» What the task requires
Give back every line exactly as it appears, pictures excluded.

___

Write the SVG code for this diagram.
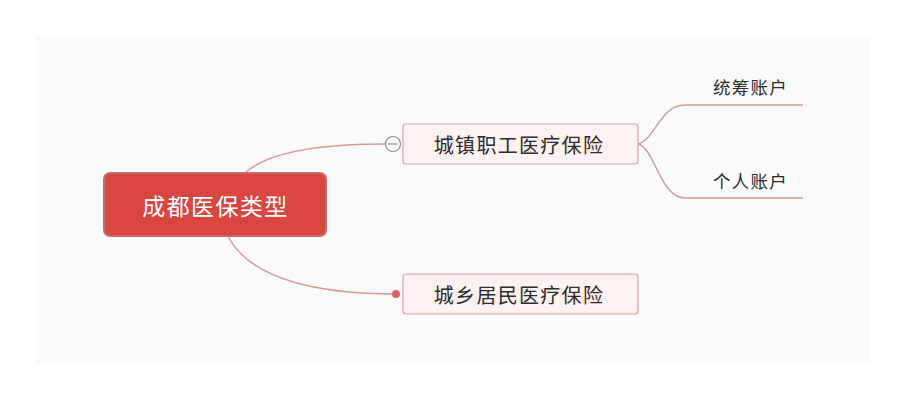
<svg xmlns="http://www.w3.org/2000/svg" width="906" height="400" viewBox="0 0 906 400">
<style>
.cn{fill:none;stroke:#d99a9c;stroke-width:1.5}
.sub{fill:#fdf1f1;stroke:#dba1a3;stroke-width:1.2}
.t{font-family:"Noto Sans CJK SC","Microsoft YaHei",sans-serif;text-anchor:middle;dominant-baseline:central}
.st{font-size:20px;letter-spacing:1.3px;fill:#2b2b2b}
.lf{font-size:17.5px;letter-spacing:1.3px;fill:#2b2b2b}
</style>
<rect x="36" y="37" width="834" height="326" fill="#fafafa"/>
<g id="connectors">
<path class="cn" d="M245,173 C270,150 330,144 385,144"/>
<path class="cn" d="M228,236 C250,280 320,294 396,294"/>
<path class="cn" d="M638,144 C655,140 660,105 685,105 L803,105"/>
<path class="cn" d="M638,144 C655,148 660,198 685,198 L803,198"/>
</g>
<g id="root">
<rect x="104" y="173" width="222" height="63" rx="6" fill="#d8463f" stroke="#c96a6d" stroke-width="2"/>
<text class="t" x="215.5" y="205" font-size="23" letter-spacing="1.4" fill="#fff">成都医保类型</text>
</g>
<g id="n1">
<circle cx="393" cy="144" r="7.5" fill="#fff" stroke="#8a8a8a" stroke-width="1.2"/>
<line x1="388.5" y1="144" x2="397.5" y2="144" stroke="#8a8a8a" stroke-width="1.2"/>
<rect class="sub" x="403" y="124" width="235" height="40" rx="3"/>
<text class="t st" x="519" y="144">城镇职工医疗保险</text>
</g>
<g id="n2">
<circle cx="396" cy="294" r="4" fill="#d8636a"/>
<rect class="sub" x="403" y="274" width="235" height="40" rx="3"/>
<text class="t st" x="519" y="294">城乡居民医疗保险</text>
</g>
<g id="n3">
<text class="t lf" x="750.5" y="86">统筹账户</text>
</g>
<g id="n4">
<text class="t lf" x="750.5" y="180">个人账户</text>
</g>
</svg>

___

» Exercise output
Write the SVG code for this diagram.
<svg xmlns="http://www.w3.org/2000/svg" width="906" height="400" viewBox="0 0 906 400">
<style>
.cn{fill:none;stroke:#d99a9c;stroke-width:1.5}
.sub{fill:#fdf1f1;stroke:#dba1a3;stroke-width:1.2}
.t{font-family:"Noto Sans CJK SC","Microsoft YaHei",sans-serif;text-anchor:middle;dominant-baseline:central}
.st{font-size:20px;letter-spacing:1.3px;fill:#2b2b2b}
.lf{font-size:17.5px;letter-spacing:1.3px;fill:#2b2b2b}
</style>
<rect x="36" y="37" width="834" height="326" fill="#fafafa"/>
<g id="connectors">
<path class="cn" d="M245,173 C270,150 330,144 385,144"/>
<path class="cn" d="M228,236 C250,280 320,294 396,294"/>
<path class="cn" d="M638,144 C655,140 660,105 685,105 L803,105"/>
<path class="cn" d="M638,144 C655,148 660,198 685,198 L803,198"/>
</g>
<g id="root">
<rect x="104" y="173" width="222" height="63" rx="6" fill="#d8463f" stroke="#c96a6d" stroke-width="2"/>
<text class="t" x="215.5" y="205" font-size="23" letter-spacing="1.4" fill="#fff">成都医保类型</text>
</g>
<g id="n1">
<circle cx="393" cy="144" r="7.5" fill="#fff" stroke="#8a8a8a" stroke-width="1.2"/>
<line x1="388.5" y1="144" x2="397.5" y2="144" stroke="#8a8a8a" stroke-width="1.2"/>
<rect class="sub" x="403" y="124" width="235" height="40" rx="3"/>
<text class="t st" x="519" y="144">城镇职工医疗保险</text>
</g>
<g id="n2">
<circle cx="396" cy="294" r="4" fill="#d8636a"/>
<rect class="sub" x="403" y="274" width="235" height="40" rx="3"/>
<text class="t st" x="519" y="294">城乡居民医疗保险</text>
</g>
<g id="n3">
<text class="t lf" x="750.5" y="86">统筹账户</text>
</g>
<g id="n4">
<text class="t lf" x="750.5" y="180">个人账户</text>
</g>
</svg>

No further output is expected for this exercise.